StackGen: Generating Stable Structures from Silhouettes via Diffusion
Luzhe Sun, Takuma Yoneda, Samuel W. Wheeler, Tianchong Jiang, Matthew R. Walter
TL;DR
StackGen addresses the challenge of constructing stable 3D block structures from 2D silhouettes by learning a conditional diffusion model over SE(3) poses. A Transformer-based denoiser, guided by a silhouette-conditioned conditioning signal and a CNN-predicted block list, generates diverse, physically feasible block configurations without modeling forward dynamics explicitly. The approach is trained on a large synthetic dataset created via construction by deconstruction and validated through simulation and real-world UR5 robot experiments, outperforming several baselines in stability and silhouette fidelity while maintaining diversity. This data-driven pipeline enables scalable, robust, and generalizable shape-to-structure synthesis from simple visual prompts, bridging visual design and physical assembly.
Abstract
Humans naturally obtain intuition about the interactions between and the stability of rigid objects by observing and interacting with the world.

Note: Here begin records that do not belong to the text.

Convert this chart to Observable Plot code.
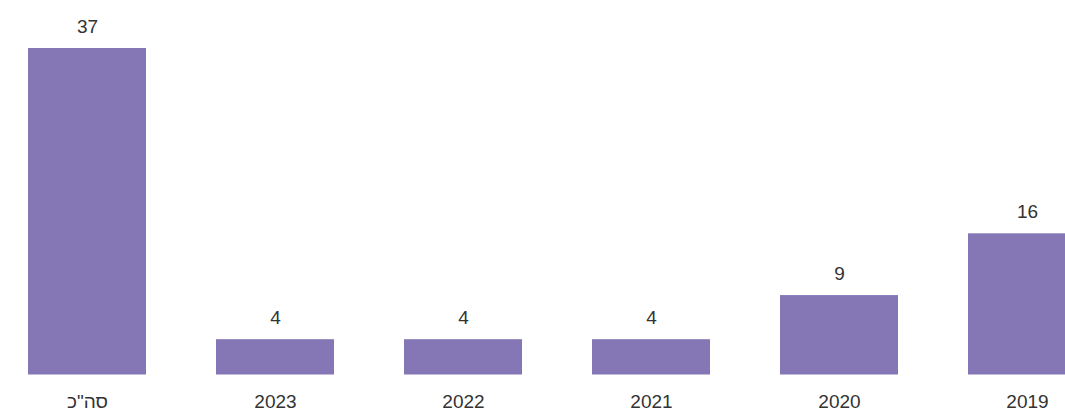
<!DOCTYPE html>
<html>
<head>
<meta charset="utf-8">
<script src="https://cdn.jsdelivr.net/npm/d3@7"></script>
<script src="https://cdn.jsdelivr.net/npm/@observablehq/plot@0.6"></script>
<style>
  html, body { margin: 0; padding: 0; background: #fff; overflow: hidden; }
  #chart svg { display: block; }
</style>
</head>
<body>
<div id="chart"></div>
<script>
const categories = ["סה\"כ", "2023", "2022", "2021", "2020", "2019"];
const values = [37, 4, 4, 4, 9, 16];

const data = categories.map((c, i) => ({category: c, value: values[i]}));

const chart = Plot.plot({
  width: 1065,
  height: 412,
  margin: 0,
  style: {fontFamily: "'Liberation Sans', Arial, sans-serif", color: "#333", background: "#fff"},
  x: {type: "band", domain: categories, range: [-43.65, 1157.4], padding: 0.375, axis: null},
  y: {domain: [0, 37], range: [374.5, 48], axis: null},
  marks: [
    Plot.barY(data, {x: "category", y: "value", fill: "#8576b6"}),
    Plot.text(data, {x: "category", y: "value", text: d => String(d.value), dy: -22, lineAnchor: "middle", fontSize: 19, fill: "#333"}),
    Plot.text(data, {x: "category", y: () => 0, text: "category", dy: 27, lineAnchor: "middle", fontSize: 19, fill: "#333"})
  ]
});
document.getElementById("chart").appendChild(chart);
</script>
</body>
</html>
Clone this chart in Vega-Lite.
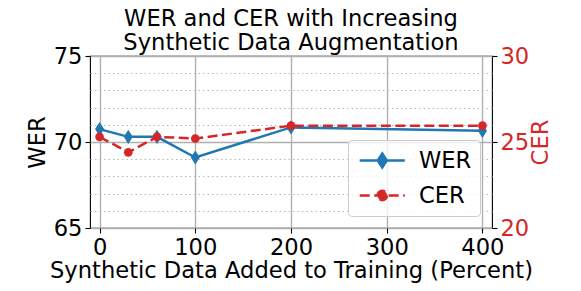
{
  "$schema": "https://vega.github.io/schema/vega-lite/v6.json",
  "width": 402,
  "height": 172,
  "autosize": {"type": "none"},
  "padding": {"left": 90, "top": 56, "right": 89, "bottom": 63},
  "title": {
    "text": ["WER and CER with Increasing", "Synthetic Data Augmentation"],
    "font": "DejaVu Sans",
    "fontSize": 22.6,
    "fontWeight": "normal",
    "color": "#000000",
    "anchor": "middle",
    "lineHeight": 24,
    "offset": -10
  },
  "config": {
    "font": "DejaVu Sans",
    "view": {"stroke": "#000000", "strokeWidth": 1.1},
    "axis": {
      "domain": false,
      "labelFont": "DejaVu Sans",
      "labelFontSize": 22.6,
      "labelColor": "#000000",
      "titleFont": "DejaVu Sans",
      "titleFontSize": 22.6,
      "titleFontWeight": "normal",
      "titleColor": "#000000",
      "tickColor": "#000000",
      "tickSize": 5,
      "tickWidth": 1.1,
      "labelPadding": 3
    }
  },
  "data": {
    "values": [
      {"x": 0, "WER": 70.75, "CER": 25.3},
      {"x": 30, "WER": 70.3, "CER": 24.4},
      {"x": 60, "WER": 70.3, "CER": 25.3},
      {"x": 100, "WER": 69.1, "CER": 25.2},
      {"x": 200, "WER": 70.85, "CER": 25.95},
      {"x": 400, "WER": 70.65, "CER": 25.95}
    ]
  },
  "encoding": {
    "x": {
      "field": "x",
      "type": "quantitative",
      "scale": {"domain": [-10, 410], "nice": false, "zero": false},
      "axis": {
        "values": [0, 100, 200, 300, 400],
        "title": "Synthetic Data Added to Training (Percent)",
        "grid": true,
        "gridColor": "#b0b0b0",
        "gridWidth": 1.4,
        "titlePadding": 1
      }
    }
  },
  "layer": [
    {
      "encoding": {
        "y": {
          "field": "WER",
          "type": "quantitative",
          "scale": {"domain": [65, 75], "nice": false, "zero": false},
          "axis": {
            "orient": "left",
            "title": "WER",
            "values": [65, 66, 67, 68, 69, 70, 71, 72, 73, 74, 75],
            "labelExpr": "datum.value % 5 === 0 ? datum.label : ''",
            "grid": true,
            "gridColor": {"condition": {"test": "datum.value % 5 === 0", "value": "#b0b0b0"}, "value": "#b8b8b8"},
            "gridWidth": {"condition": {"test": "datum.value % 5 === 0", "value": 1.4}, "value": 1.1},
            "gridDash": {"condition": {"test": "datum.value % 5 === 0", "value": []}, "value": [1.5, 3]},
            "tickOpacity": {"condition": {"test": "datum.value % 5 === 0", "value": 1}, "value": 0},
            "titlePadding": 4
          }
        },
        "color": {
          "datum": "WER",
          "scale": {"domain": ["WER", "CER"], "range": ["#1f77b4", "#d62728"]},
          "legend": {
            "title": null,
            "orient": "bottom-right",
            "offset": 12,
            "labelFont": "DejaVu Sans",
            "labelFontSize": 22.6,
            "labelColor": "#000000",
            "labelOffset": 38,
            "rowPadding": 10,
            "padding": 8,
            "fillColor": "rgba(255,255,255,0.8)",
            "strokeColor": "#cccccc",
            "cornerRadius": 4,
            "symbolSize": 484,
            "symbolStrokeWidth": 2.5,
            "encode": {
              "symbols": {
                "update": {
                  "shape": {"signal": "datum.value === 'WER' ? 'M-0.8,0H3.3M1.25,-0.636L1.66,0L1.25,0.636L0.84,0Z' : 'M-0.8,0H3.3M1.677,0A0.427,0.427,0,1,1,0.823,0A0.427,0.427,0,1,1,1.677,0Z'"},
                  "fill": {"signal": "datum.value === 'WER' ? '#1f77b4' : '#d62728'"},
                  "stroke": {"signal": "datum.value === 'WER' ? '#1f77b4' : '#d62728'"},
                  "strokeDash": {"signal": "datum.value === 'CER' ? [10, 4.5] : []"},
                  "strokeWidth": {"value": 2.5},
                  "opacity": {"value": 1},
                  "fillOpacity": {"value": 1},
                  "size": {"value": 484}
                }
              }
            }
          }
        }
      },
      "layer": [
        {"mark": {"type": "line", "strokeWidth": 2.5}},
        {"mark": {"type": "point", "shape": "M0,-1L0.64,0L0,1L-0.64,0Z", "size": 200, "filled": true, "opacity": 1}}
      ]
    },
    {
      "encoding": {
        "y": {
          "field": "CER",
          "type": "quantitative",
          "scale": {"domain": [20, 30], "nice": false, "zero": false},
          "axis": {
            "orient": "right",
            "title": "CER",
            "values": [20, 25, 30],
            "grid": false,
            "labelColor": "#d62728",
            "titleColor": "#d62728",
            "titleAngle": 270,
            "titleBaseline": "top",
            "titlePadding": 1
          }
        },
        "color": {"datum": "CER"}
      },
      "layer": [
        {"mark": {"type": "line", "strokeWidth": 2.5, "strokeDash": [10, 4.5]}},
        {"mark": {"type": "circle", "size": 75, "opacity": 1}}
      ]
    }
  ],
  "resolve": {"scale": {"y": "independent"}}
}
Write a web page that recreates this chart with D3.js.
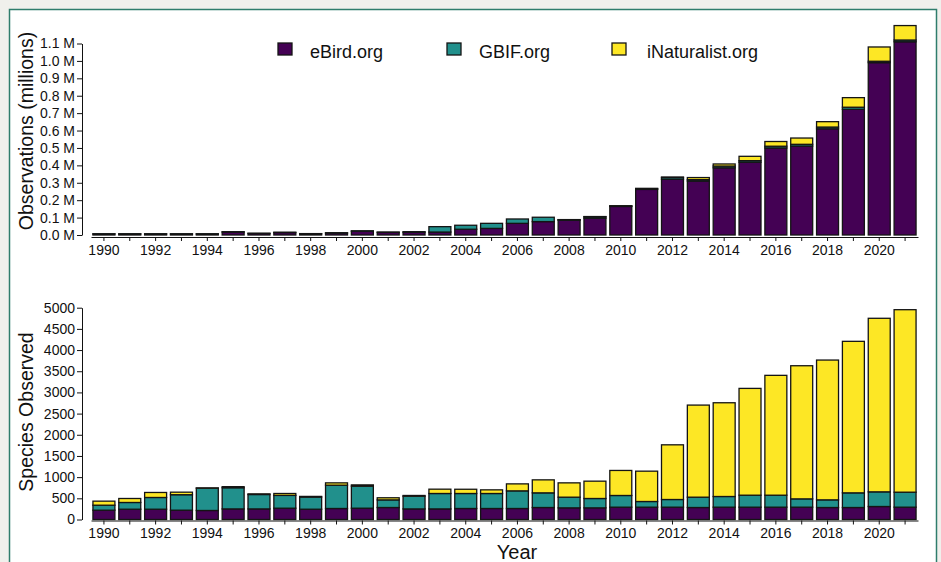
<!DOCTYPE html>
<html>
<head>
<meta charset="utf-8">
<script src="https://cdn.jsdelivr.net/npm/d3@7"></script>
<style>
  html, body { margin: 0; padding: 0; background: #f0f0ec; }
  svg { display: block; font-family: "Liberation Sans", Arial, sans-serif; }
</style>
</head>
<body>
<svg width="941" height="562"></svg>
<script>
const years = d3.range(1990, 2022);
const sources = ["eBird.org", "GBIF.org", "iNaturalist.org"];
const colors = ["#440154", "#21908C", "#FDE725"];

// observations, in millions
const ebirdObs = [0.006, 0.006, 0.006, 0.006, 0.006, 0.017, 0.009, 0.014, 0.007, 0.011,
  0.022, 0.015, 0.016, 0.017, 0.033, 0.038, 0.067, 0.077, 0.085, 0.097,
  0.164, 0.262, 0.320, 0.310, 0.386, 0.418, 0.500, 0.511, 0.610, 0.722, 0.990, 1.110];
const gbifObs = [0.001, 0.001, 0.001, 0.001, 0.001, 0.002, 0.001, 0.002, 0.001, 0.002,
  0.002, 0.002, 0.003, 0.031, 0.023, 0.029, 0.025, 0.025, 0.003, 0.008,
  0.003, 0.004, 0.010, 0.008, 0.010, 0.009, 0.010, 0.010, 0.010, 0.012, 0.008, 0.010];
const inatObs = [0, 0, 0, 0, 0, 0, 0, 0, 0, 0,
  0, 0, 0, 0, 0, 0, 0, 0, 0.0005, 0.001,
  0.001, 0.002, 0.003, 0.012, 0.012, 0.025, 0.027, 0.036, 0.031, 0.055, 0.082, 0.083];

// species observed
const ebirdSpecies = [220, 243, 243, 220, 213, 250, 250, 267, 243, 260,
  267, 283, 250, 250, 260, 260, 260, 283, 275, 275,
  291, 291, 291, 283, 291, 291, 291, 291, 283, 283, 307, 291];
const gbifSpecies = [118, 159, 277, 365, 527, 500, 340, 302, 287, 550,
  520, 180, 300, 364, 354, 354, 416, 346, 252, 221,
  276, 134, 181, 244, 252, 283, 283, 196, 181, 346, 346, 354];
const inatSpecies = [95, 94, 118, 60, 5, 25, 15, 45, 15, 55,
  30, 50, 17, 102, 100, 86, 165, 307, 338, 409,
  591, 716, 1291, 2174, 2213, 2521, 2829, 3143, 3300, 3577, 4097, 4308];

const obsTicks = d3.range(0, 12).map(d => d / 10);
const speciesTicks = d3.range(0, 5001, 500);

const svg = d3.select("svg");

// page frame
svg.append("rect")
  .attr("x", 9.5).attr("y", 9.5)
  .attr("width", 927).attr("height", 570)
  .attr("fill", "#ffffff")
  .attr("stroke", "#2f7d6c")
  .attr("stroke-width", 1.5);

const x = d3.scaleBand()
  .domain(years)
  .range([91, 918])
  .paddingInner(0.15)
  .paddingOuter(0.075);

function panel(rows, yScale, ticks, fmt, axisGap, title, titleY) {
  const stack = d3.stack().keys([0, 1, 2]);
  const layers = stack(rows);

  const g = svg.append("g");
  g.selectAll("g.layer")
    .data(layers)
    .join("g")
    .attr("class", "layer")
    .attr("fill", (d, i) => colors[i])
    .selectAll("rect")
    .data(d => d)
    .join("rect")
    .attr("x", (d, i) => x(years[i]))
    .attr("width", x.bandwidth())
    .attr("y", d => yScale(d[1]))
    .attr("height", d => Math.max(0, yScale(d[0]) - yScale(d[1])))
    .attr("stroke", "#141414")
    .attr("stroke-width", 1.3);

  const yAxis = svg.append("g")
    .attr("transform", "translate(82,0)")
    .call(d3.axisLeft(yScale).tickValues(ticks).tickFormat(fmt)
      .tickSize(5).tickSizeOuter(0).tickPadding(2));
  yAxis.selectAll("text").attr("font-size", 14).attr("fill", "#111");
  yAxis.selectAll("line, path").attr("stroke", "#111");
  yAxis.attr("font-family", null);

  const base = yScale(0) + axisGap;
  const xAxis = svg.append("g")
    .attr("transform", "translate(0," + base + ")")
    .call(d3.axisBottom(x).tickFormat(d => d % 2 === 0 ? d : "")
      .tickSize(4).tickSizeOuter(0).tickPadding(4));
  xAxis.selectAll("text").attr("font-size", 14).attr("fill", "#111");
  xAxis.selectAll("line, path").attr("stroke", "#111");
  xAxis.attr("font-family", null);

  svg.append("text")
    .attr("transform", "translate(33," + titleY + ") rotate(-90)")
    .attr("text-anchor", "middle")
    .attr("font-size", 19.5)
    .attr("fill", "#111")
    .text(title);
}

const yObs = d3.scaleLinear().domain([0, 1.1]).range([235, 43.5]);
const ySpecies = d3.scaleLinear().domain([0, 5000]).range([519.5, 307.7]);

panel(years.map((y, i) => [ebirdObs[i], gbifObs[i], inatObs[i]]),
  yObs, obsTicks, d => d3.format(".1f")(d) + " M", 2, "Observations (millions)", 131);

panel(years.map((y, i) => [ebirdSpecies[i], gbifSpecies[i], inatSpecies[i]]),
  ySpecies, speciesTicks, d => d, 1, "Species Observed", 412);

svg.append("text")
  .attr("x", 517).attr("y", 559)
  .attr("text-anchor", "middle")
  .attr("font-size", 20)
  .attr("fill", "#111")
  .text("Year");

// legend
const legendX = [278, 447, 612];
const legend = svg.append("g").selectAll("g")
  .data(sources)
  .join("g")
  .attr("transform", (d, i) => "translate(" + legendX[i] + ",43)");
legend.append("rect")
  .attr("width", 14).attr("height", 12)
  .attr("fill", (d, i) => colors[i])
  .attr("stroke", "#141414")
  .attr("stroke-width", 1.3);
legend.append("text")
  .attr("x", (d, i) => i === 2 ? 35 : 32)
  .attr("y", 14.5)
  .attr("font-size", 18)
  .attr("fill", "#111")
  .text(d => d);
</script>
</body>
</html>
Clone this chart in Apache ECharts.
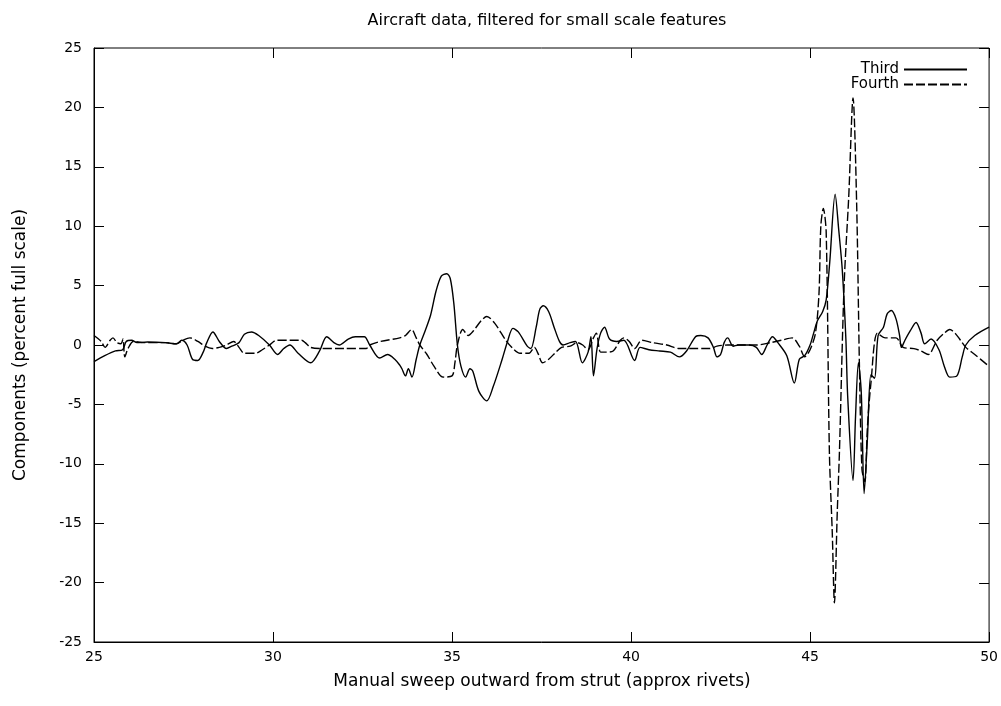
<!DOCTYPE html>
<html>
<head>
<meta charset="utf-8">
<script src="https://cdn.jsdelivr.net/npm/echarts@6/dist/echarts.min.js"></script>
<style>
  html, body { margin: 0; padding: 0; background: #fff; }
  #chart { width: 1001px; height: 706px; }
</style>
</head>
<body>
<div id="chart"></div>
<script>
// 曲线数据 [x, y]
var thirdData = [
  [25.0, -1.4], [25.3, -0.9], [25.6, -0.5], [25.8, -0.4], [25.9, 0.3], [26.05, 0.4],
  [26.2, 0.2], [26.5, 0.25], [27.0, 0.2], [27.3, 0.1], [27.45, 0.4], [27.6, 0.0],
  [27.75, -1.2], [27.9, -1.3], [28.05, -0.6], [28.15, 0.2], [28.32, 1.1], [28.5, 0.3],
  [28.7, -0.3], [28.85, -0.1], [29.05, 0.2], [29.2, 0.9], [29.4, 1.1], [29.6, 0.8],
  [29.9, 0.0], [30.13, -0.8], [30.3, -0.3], [30.47, 0.0], [30.7, -0.7], [31.05, -1.5],
  [31.3, -0.5], [31.5, 0.7], [31.7, 0.2], [31.85, 0.0], [32.1, 0.5], [32.3, 0.7],
  [32.55, 0.7], [32.7, 0.0], [32.98, -1.1], [33.2, -0.8], [33.4, -1.2], [33.54, -1.7],
  [33.6, -2.0], [33.7, -2.6], [33.78, -2.0], [33.88, -2.7], [34.0, -1.2], [34.1, 0.0],
  [34.25, 1.2], [34.4, 2.5], [34.55, 4.5], [34.7, 5.8], [34.85, 6.0], [34.95, 5.6],
  [35.05, 3.5], [35.15, 0.0], [35.25, -1.8], [35.38, -2.7], [35.5, -2.0], [35.58, -2.2],
  [35.75, -3.9], [35.97, -4.7], [36.15, -3.5], [36.4, -1.2], [36.55, 0.3], [36.7, 1.4],
  [36.85, 1.1], [37.1, -0.1], [37.2, -0.3], [37.35, 1.5], [37.45, 3.0], [37.55, 3.3],
  [37.7, 2.8], [37.85, 1.5], [38.0, 0.3], [38.1, 0.0], [38.3, 0.2], [38.45, 0.3],
  [38.64, -1.5], [38.8, -0.6], [38.88, 0.7], [38.95, -2.6], [39.05, -0.3], [39.15, 1.0],
  [39.26, 1.5], [39.4, 0.5], [39.6, 0.3], [39.8, 0.4], [40.1, -1.3], [40.25, -0.2],
  [40.5, -0.4], [40.8, -0.5], [41.1, -0.6], [41.35, -1.0], [41.55, -0.5], [41.8, 0.7],
  [41.95, 0.8], [42.15, 0.6], [42.3, -0.2], [42.4, -1.0], [42.5, -0.8], [42.6, 0.2],
  [42.7, 0.6], [42.85, -0.1], [43.0, 0.0], [43.3, 0.0], [43.5, -0.2], [43.65, -0.8],
  [43.8, 0.0], [43.95, 0.7], [44.1, 0.2], [44.35, -0.9], [44.56, -3.2], [44.7, -1.2],
  [44.85, -0.9], [45.0, 0.0], [45.1, 1.0], [45.2, 2.0], [45.35, 2.8], [45.45, 3.8],
  [45.55, 7.0], [45.7, 12.7], [45.8, 9.7], [45.9, 6.3], [46.0, 0.5], [46.05, -4.3],
  [46.2, -11.4], [46.27, -6.0], [46.35, -1.5], [46.43, -4.0], [46.51, -12.5], [46.6, -8.0],
  [46.7, -2.5], [46.8, -2.8], [46.9, 0.8], [47.05, 1.5], [47.15, 2.6], [47.27, 2.9],
  [47.4, 2.2], [47.5, 0.8], [47.55, -0.2], [47.65, 0.4], [47.8, 1.2], [47.96, 1.9],
  [48.1, 1.0], [48.2, 0.1], [48.38, 0.5], [48.6, -0.4], [48.75, -1.8], [48.9, -2.7],
  [49.1, -2.6], [49.25, -1.0], [49.35, 0.0], [49.6, 0.8], [50.0, 1.5]
];

var fourthData = [
  [25.0, 0.8], [25.2, 0.3], [25.31, -0.2], [25.45, 0.4], [25.53, 0.6], [25.64, 0.2],
  [25.75, 0.1], [25.81, 0.5], [25.86, -1.0], [25.95, -0.3], [26.1, 0.3], [26.4, 0.2],
  [27.0, 0.2], [27.3, 0.1], [27.48, 0.4], [27.68, 0.6], [27.9, 0.3], [28.1, -0.1],
  [28.3, -0.3], [28.5, -0.2], [28.7, 0.0], [28.9, 0.3], [29.05, -0.2], [29.2, -0.7],
  [29.5, -0.7], [29.7, -0.4], [29.9, 0.0], [30.1, 0.4], [30.5, 0.4], [30.8, 0.4],
  [30.9, 0.2], [31.05, -0.2], [31.3, -0.3], [32.0, -0.3], [32.6, -0.3], [32.7, 0.0],
  [33.0, 0.3], [33.54, 0.6], [33.7, 0.8], [33.87, 1.3], [34.0, 0.6], [34.1, 0.0],
  [34.3, -0.8], [34.5, -1.8], [34.75, -2.7], [35.0, -2.6], [35.08, -1.5], [35.15, 0.0],
  [35.3, 1.3], [35.45, 0.8], [35.6, 1.2], [35.8, 2.0], [35.97, 2.4], [36.2, 1.8],
  [36.5, 0.4], [36.7, -0.3], [36.9, -0.7], [37.15, -0.7], [37.3, -0.2], [37.4, -0.7],
  [37.53, -1.5], [37.7, -1.2], [37.9, -0.6], [38.06, -0.2], [38.3, -0.1], [38.5, 0.2],
  [38.65, 0.0], [38.8, -0.4], [38.95, 0.6], [39.03, 1.0], [39.15, -0.6], [39.3, -0.6],
  [39.5, -0.5], [39.7, 0.4], [39.8, 0.6], [39.95, 0.3], [40.1, -0.3], [40.3, 0.4],
  [40.6, 0.2], [41.0, 0.0], [41.35, -0.3], [41.6, -0.3], [41.8, -0.3], [42.2, -0.3],
  [42.4, -0.1], [42.7, 0.0], [43.0, 0.0], [43.5, 0.0], [43.9, 0.2], [44.2, 0.4],
  [44.5, 0.6], [44.7, -0.1], [44.85, -1.0], [45.0, -0.4], [45.15, 1.0], [45.25, 4.4],
  [45.3, 10.0], [45.37, 11.5], [45.45, 9.5], [45.54, -9.1], [45.62, -15.8], [45.68, -21.7],
  [45.76, -14.0], [45.82, -9.0], [45.95, 5.0], [46.08, 12.5], [46.2, 20.8], [46.3, 12.0],
  [46.38, -2.0], [46.45, -10.5], [46.53, -11.5], [46.6, -7.0], [46.7, -3.2], [46.88, 1.0],
  [47.1, 0.6], [47.4, 0.6], [47.6, -0.2], [47.9, -0.3], [48.1, -0.5], [48.3, -0.8],
  [48.55, 0.4], [48.75, 1.0], [48.9, 1.3], [49.05, 1.0], [49.2, 0.4], [49.35, -0.2],
  [49.6, -0.8], [50.0, -1.8]
];

var seriesNames = ['Third', 'Fourth'];
var xRange = [25, 50, 5];
var yRange = [-25, 25, 5];
var xTitle = 'Manual sweep outward from strut (approx rivets)';
var yTitle = 'Components (percent full scale)';

var font = 'DejaVu Sans';

var myChart = echarts.init(document.getElementById('chart'));

function makeAxis(range, pos) {
  return {
    type: 'value',
    position: pos,
    min: range[0],
    max: range[1],
    interval: range[2],
    axisLine: { show: true, onZero: false, lineStyle: { color: '#000', width: 1 } },
    axisTick: { show: true, inside: true, length: 10, lineStyle: { color: '#000', width: 1 } },
    axisLabel: { show: true, margin: pos === 'left' ? 12 : 8, fontFamily: font, fontSize: 14, color: '#000' },
    splitLine: { show: false }
  };
}

var option = {
  animation: false,
  backgroundColor: '#fff',
  title: {
    text: 'Aircraft data, filtered for small scale features',
    left: 542,
    textAlign: 'center',
    top: 8,
    textStyle: { fontFamily: font, fontSize: 16, fontWeight: 'normal', color: '#000' }
  },
  legend: {
    orient: 'vertical',
    right: 28,
    top: 57,
    align: 'right',
    itemWidth: 63,
    itemHeight: 14,
    itemGap: 0,
    data: seriesNames,
    itemStyle: { opacity: 0 },
    textStyle: { fontFamily: font, fontSize: 15, color: '#000' }
  },
  grid: {
    left: 94,
    right: 11,
    top: 48,
    bottom: 64,
    show: true,
    borderColor: '#000',
    borderWidth: 1
  },
  xAxis: makeAxis(xRange, 'bottom'),
  yAxis: makeAxis(yRange, 'left'),
  series: [
    {
      name: seriesNames[0],
      type: 'line',
      data: thirdData,
      symbol: 'none',
      smooth: 0.3,
      lineStyle: { color: '#000', width: 1.4, type: 'solid' },
      itemStyle: { color: '#000' }
    },
    {
      name: seriesNames[1],
      type: 'line',
      data: fourthData,
      symbol: 'none',
      smooth: 0.3,
      lineStyle: { color: '#000', width: 1.4, type: [9, 3] },
      itemStyle: { color: '#000' }
    }
  ]
};

myChart.setOption(option);

// 轴标题 + 上边、右边的镜像刻度（位置由坐标轴换算）
var elements = [
  {
    type: 'text',
    x: 542,
    y: 682,
    style: { text: xTitle, font: '17px "DejaVu Sans"', fill: '#000', align: 'center', verticalAlign: 'middle' }
  },
  {
    type: 'text',
    x: 21,
    y: 345,
    rotation: Math.PI / 2,
    style: { text: yTitle, font: '17px "DejaVu Sans"', fill: '#000', align: 'center', verticalAlign: 'middle' }
  }
];

var topPx = myChart.convertToPixel({ yAxisIndex: 0 }, yRange[1]);
var rightPx = myChart.convertToPixel({ xAxisIndex: 0 }, xRange[1]);
var v, p;
for (v = xRange[0]; v <= xRange[1]; v += xRange[2]) {
  p = Math.round(myChart.convertToPixel({ xAxisIndex: 0 }, v)) + 0.5;
  elements.push({
    type: 'line',
    shape: { x1: p, y1: topPx, x2: p, y2: topPx + 10 },
    style: { stroke: '#000', lineWidth: 1 }
  });
}
for (v = yRange[0]; v <= yRange[1]; v += yRange[2]) {
  p = Math.round(myChart.convertToPixel({ yAxisIndex: 0 }, v)) + 0.5;
  elements.push({
    type: 'line',
    shape: { x1: rightPx, y1: p, x2: rightPx - 10, y2: p },
    style: { stroke: '#000', lineWidth: 1 }
  });
}

myChart.setOption({ graphic: elements });
</script>
</body>
</html>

It is this intuition that governs the way in which we regularly configure objects in our environment, allowing us to build complex structures from simple, everyday objects. Robotic agents, on the other hand, traditionally require an explicit model of the world that includes the detailed geometry of each object and an analytical model of the environment dynamics, which are difficult to scale and preclude generalization. Instead, robots would benefit from an awareness of intuitive physics that enables them to similarly reason over the stable interaction of objects in their environment. Towards that goal, we propose StackGen, a diffusion model that generates diverse stable configurations of building blocks matching a target silhouette. To demonstrate the capability of the method, we evaluate it in a simulated environment and deploy it in the real setting using a robotic arm to assemble structures generated by the model.